Recompilation is orthogonal to caching. There is no in-tree support for recompilation yet. There are several ways that it could be supported, depending on what security / performance trade-offs you’re willing to make, and how deep in to the LLVM code you want to get. As things stand at the moment all function calls in the lazy JIT are indirected via function pointers. We want to add support for patchable call-sites, but this hasn’t been implemented yet. The Indirect calls make recompilation reasonably easy: You could add a transform layer on top of the CompileCallbackLayer which would modify each function like this:
void foo$impl() { void foo$impl() {
// foo body → if (trigger_condition) {
} auto fooOpt = jit_recompile_hot(&foo);
fooOpt();
}
// foo body
}
You would implement the jit_recompile_hot function yourself in your JIT and make it available to JIT’d code via the SymbolResolver. When the trigger condition is met you’ll get a call to recompile foo, at which point you: (1) Add the IR for foo to a 2nd IRCompileLayer that has been configured with a higher optimization level, (2) look up the address of the optimized version of foo, and (3) update the function pointer for foo to point at the optimized version. The process for patchable callsites should be fairly similar once they’re available, except that you’ll trigger a call-site update rather than rewriting a function pointer.
This neglects all sorts of fun details (threading, garbage collection of old function implementations), but hopefully it gives you a place to start.
Regarding laziness, as Hal mentioned you’ll have to provide some target support for PowerPC to support lazy compilation. For a rough guide you can check out the X86_64 support code in llvm/include/llvm/ExecutionEngine/Orc/OrcTargetSupport.h and llvm/lib/ExecutionEngine/Orc/OrcTargetSupport.cpp.

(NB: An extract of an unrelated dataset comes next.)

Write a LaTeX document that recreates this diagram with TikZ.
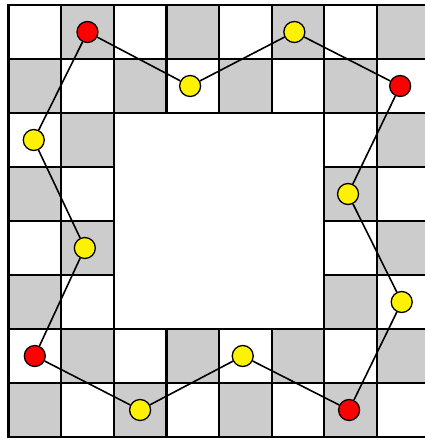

There are two methods that you’ll need to implement: insertCompileCallbackTrampoline and insertResolverBlock. These work together to enable lazy compilation. Both of these methods inject blobs of target specific code in to the JIT process. To do this (at least for now) I make use of a handy feature of LLVM IR: You can write raw assembly code directly into a bitcode module (“module-level asm”). If you look at the X86 implementation of each of these methods you’ll see they’re written in terms of string-streams building up a string of assembly which will be handed off to the JIT to compile like any other code.
The first blob that you need to be able to output is the resolver block. The purpose of the resolver block is to save program state and call back in to the JIT to trigger lazy compilation of a function. When the JIT is done compiling the function it returns the address of the compiled function to the resolver block, and the resolver block returns to the compiled function (rather than its original return address).
Because all functions share the same resolver block, the JIT needs some way to distinguish them, which is where the trampolines come in. The JIT emits one trampoline per function and each trampoline just calls the resolver block. The return address of the call in each trampoline provides the unique address that the JIT associates with the to-be-compiled functions. The CompileCallbackManager manages this association between trampolines and functions for you, you just need to provide the resolver/trampoline primitives.
In case it helps, here’s what the output of all this looks like on X86. Trampolines are trivial - they’re emitted in blocks and proceeded by a pointer to the resolver block:
module asm “Lorc_resolve_block_addr:”
module asm " .quad 140439143575560"
module asm “orc_jcc_0:”
module asm " callq *Lorc_resolve_block_addr(%rip)"
module asm “orc_jcc_1:”
module asm " callq *Lorc_resolve_block_addr(%rip)"
module asm “orc_jcc_2:”
module asm " callq *Lorc_resolve_block_addr(%rip)"
…
The resolver block is more complicated and I won’t provide the full code for it here. You can find it by running:
lli -jit-kind=orc-lazy -orc-lazy-debug=mods-to-stderr <hello_world.ll>
and looking at the initial output. In pseudo-asm though, it looks like this:
module asm “jit_callback_manager_addr:”
module asm " .quad 0x46fc190" // ← address of callback manager object
module asm “orc_resolver_block:”
module asm " // save register state."
module asm " // load jit_callback_manager_addr into %rdi
module asm " // load the return address (from the trampoline call) into %rsi
module asm " // %rax = call jit(%rdi, %rsi)
module asm " // save %rax over the return address
module asm " // restore register state
module asm " // retq"
So, that’s a whirlwind intro to implementing lazy JITing support for a new architecture in Orc. I’ll try to answer any questions you have on the topic, though I’m not familiar with PowerPC at all. If you’re comfortable with PowerPC assembly I think it should be possible to implement once you grok the concepts.
Hope this helps!
Cheers,
Lang.